Stripping chronopotentiometry at scanned deposition potential (SSCP). Part 6: Features of irreversible complex systems

Abstract

The features of SSCP waves for complex species involving a nonreversible electron transfer process are described. For quasi-reversible systems, with electron transfer rate constants, k 0, between O(10 −4) to O(10 −6) m s −1, the shape of the SSCP wave is dependent on the value of k 0, the deposition time and the electrode size. Under these conditions, the stability of a metal complex can be determined from the shift in half-wave deposition potential, E d,1/2, as compared to the metal-only case. This is true even when the system is not fully labile, so long as the shape of the SSCP wave is not altered in the presence of the complexant, i.e., k 0 remains the same.
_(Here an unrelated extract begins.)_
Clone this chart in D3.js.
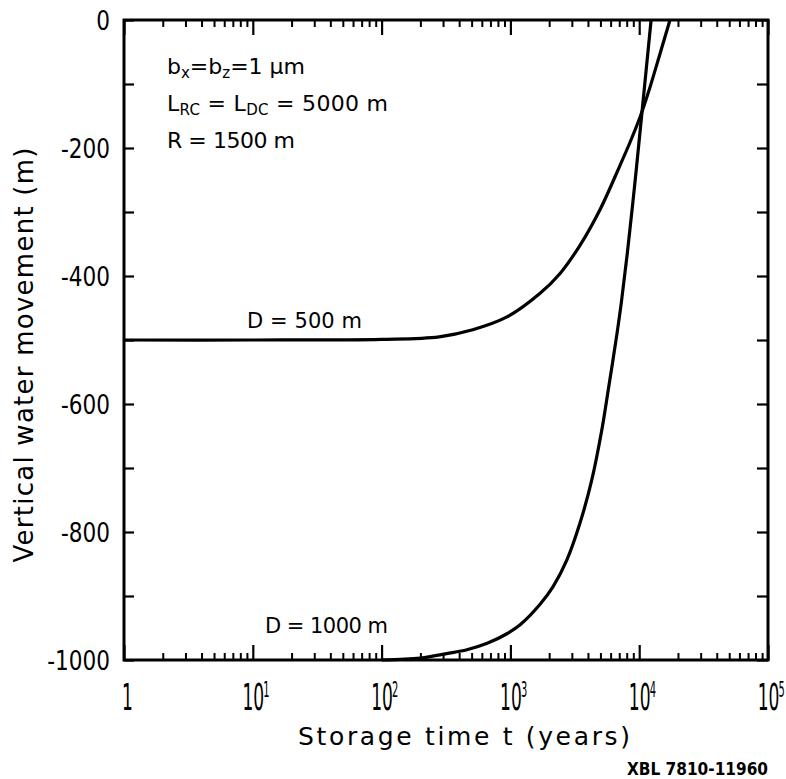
<!DOCTYPE html>
<html>
<head>
<meta charset="utf-8">
<script src="https://cdn.jsdelivr.net/npm/d3@7"></script>
<style>
  body { margin: 0; background: #fff; }
  text { font-family: "DejaVu Sans", sans-serif; fill: #000; }
</style>
</head>
<body>
<svg id="svg" width="786" height="779"></svg>
<script>
"use strict";

// curve D = 500 m : storage time (years) vs vertical movement (m)
const d500Time  = [1, 10, 100, 280, 510, 940, 1700, 2430, 3470, 4970, 7100, 8490, 10140, 12130, 14490, 17340];
const d500Depth = [-500, -500, -499, -495, -484, -464, -427, -396, -352, -296, -227, -191, -152, -105, -53, 0];

// curve D = 1000 m
const d1000Time  = [100, 200, 320, 460, 660, 940, 1190, 1700, 2150, 2740, 3470, 4280, 5120, 5750, 6700, 7260, 8090, 9200, 10440, 12370];
const d1000Depth = [-1000, -997, -990, -984, -974, -959, -945, -913, -885, -844, -786, -719, -641, -578, -492, -442, -364, -260, -150, 0];

// axes
const decades = [1, 10, 100, 1000, 10000, 100000];
const decadeExponents = ["", "1", "2", "3", "4", "5"];
const minorMultipliers = [2, 3, 4, 5, 6, 7, 8, 9];
const depthTicks = [0, -100, -200, -300, -400, -500, -600, -700, -800, -900, -1000];
const depthLabels = [0, -200, -400, -600, -800, -1000];

const paramLines = [
    [["b", 0], ["x", 1], ["=b", 0], ["z", 1], ["=1 \u03bcm", 0]],
    [["L", 0], ["RC", 1], [" = L", 0], ["DC", 1], [" = 5000 m", 0]],
    [["R = 1500 m", 0]]
];
const paramLengths = [null, 221, 128];

const plotLeft = 124, plotRight = 768, plotTop = 20, plotBottom = 660;

var svg = d3.select("svg");

var x = d3.scaleLog().domain([1, 1e5]).range([plotLeft, plotRight]);
var y = d3.scaleLinear().domain([-1000, 0]).range([plotBottom, plotTop]);

var minorTimes = [];
decades.slice(0, -1).forEach(function(d) {
    minorMultipliers.forEach(function(m) { minorTimes.push(d * m); });
});

function styleTicks(g, width) {
    g.select(".domain").remove();
    g.selectAll(".tick line").attr("stroke", "#000").attr("stroke-width", width);
}

// minor ticks, bottom and top (pointing inward)
svg.append("g")
    .attr("transform", "translate(0," + plotBottom + ")")
    .call(d3.axisBottom(x).tickValues(minorTimes).tickSize(-7).tickFormat(""))
    .call(styleTicks, 2);
svg.append("g")
    .attr("transform", "translate(0," + plotTop + ")")
    .call(d3.axisTop(x).tickValues(minorTimes).tickSize(-7).tickFormat(""))
    .call(styleTicks, 2);
svg.append("g")
    .attr("transform", "translate(0," + plotTop + ")")
    .call(d3.axisTop(x).tickValues(decades).tickSize(-15).tickFormat(""))
    .call(styleTicks, 2.2);

// major ticks with 10^n labels
const sx = 0.45;
var xAxis = svg.append("g")
    .attr("transform", "translate(0," + plotBottom + ")")
    .call(d3.axisBottom(x).tickValues(decades).tickSize(-15).tickFormat(function(d, i) { return i === 0 ? "1" : "10"; }))
    .call(styleTicks, 2.2);
xAxis.selectAll(".tick text")
    .attr("font-size", 38)
    .attr("y", 50)
    .attr("dy", 0)
    .attr("x", function(d, i) { return i === 0 ? 3 / sx : 0; })
    .attr("transform", "scale(" + sx + ",1)");
xAxis.selectAll(".tick").each(function(d, i) {
    if (i === 0) return;
    d3.select(this).append("text")
        .attr("font-size", 22)
        .attr("text-anchor", "start")
        .attr("x", 10 / sx)
        .attr("y", 37)
        .attr("transform", "scale(" + sx + ",1)")
        .text(decadeExponents[i]);
});

// y ticks, left and right
const sy = 0.8;
var yAxis = svg.append("g")
    .attr("transform", "translate(" + plotLeft + ",0)")
    .call(d3.axisLeft(y).tickValues(depthTicks).tickSize(-10).tickPadding(14)
        .tickFormat(function(d) { return depthLabels.indexOf(d) >= 0 ? d3.format("d")(d).replace("\u2212", "-") : ""; }))
    .call(styleTicks, 2.2);
yAxis.selectAll(".tick text")
    .attr("font-size", 27)
    .attr("x", -14 / sy)
    .attr("dy", "0.36em")
    .attr("transform", "scale(" + sy + ",1)");
svg.append("g")
    .attr("transform", "translate(" + plotRight + ",0)")
    .call(d3.axisRight(y).tickValues(depthTicks).tickSize(-11).tickFormat(""))
    .call(styleTicks, 2.2);

// frame
svg.append("rect")
    .attr("x", plotLeft).attr("y", plotTop)
    .attr("width", plotRight - plotLeft).attr("height", plotBottom - plotTop)
    .attr("fill", "none").attr("stroke", "#000").attr("stroke-width", 3);

// curves
var line = d3.line()
    .x(function(d) { return x(d.t); })
    .y(function(d) { return y(d.v); })
    .curve(d3.curveCatmullRom.alpha(0.5));

var series = [
    d500Time.map(function(t, i) { return { t: t, v: d500Depth[i] }; }),
    d1000Time.map(function(t, i) { return { t: t, v: d1000Depth[i] }; })
];

svg.append("g")
    .selectAll("path")
    .data(series)
    .enter()
    .append("path")
        .attr("d", line)
        .attr("fill", "none")
        .attr("stroke", "#000")
        .attr("stroke-width", 3.2)
        .attr("stroke-linejoin", "round");

// curve labels
svg.append("text")
    .attr("x", 247).attr("y", 328)
    .attr("font-size", 21)
    .attr("textLength", 115).attr("lengthAdjust", "spacing")
    .text("D = 500 m");
svg.append("text")
    .attr("x", 265).attr("y", 633)
    .attr("font-size", 21)
    .attr("textLength", 123).attr("lengthAdjust", "spacing")
    .text("D = 1000 m");

// parameter block
var params = svg.append("g");
paramLines.forEach(function(parts, i) {
    var t = params.append("text")
        .attr("x", 167)
        .attr("y", 74 + i * 37)
        .attr("font-size", 22);
    if (paramLengths[i]) t.attr("textLength", paramLengths[i]).attr("lengthAdjust", "spacing");
    parts.forEach(function(p) {
        var span = t.append("tspan").text(p[0]);
        if (p[1]) span.attr("font-size", 15).attr("baseline-shift", "-28%");
    });
});

// axis titles
svg.append("text")
    .attr("x", 298).attr("y", 745)
    .attr("font-size", 25)
    .attr("textLength", 332).attr("lengthAdjust", "spacing")
    .text("Storage time t (years)");
svg.append("text")
    .attr("transform", "translate(33,355) rotate(-90)")
    .attr("text-anchor", "middle")
    .attr("font-size", 26)
    .attr("textLength", 415).attr("lengthAdjust", "spacing")
    .text("Vertical water movement (m)");

// plate number
svg.append("text")
    .attr("x", 627).attr("y", 775)
    .attr("font-family", "Liberation Mono, DejaVu Sans Mono, monospace")
    .attr("font-weight", "bold")
    .attr("font-size", 17)
    .attr("textLength", 141).attr("lengthAdjust", "spacingAndGlyphs")
    .text("XBL 7810-11960");
</script>
</body>
</html>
The experimental parameters, notably deposition time and electrode size, can be optimised to achieve this condition. For irreversible systems, k 0 < O(10 −7) m s −1, the SSCP wave shape is independent of k 0, deposition time, and electrode size. Further decreasing k 0 only leads to additional shift in the wave from E 0. In such cases the contribution to the E d,1/2 from the stability constant cannot be a priori deconvoluted from that due to k 0 if its value changes due to the presence of ligand. In irreversible systems, direct reduction of electroactive complexes is not uncommon, nor is its appearance at potentials more positive, i.e., more reversibly, than that for the metal itself.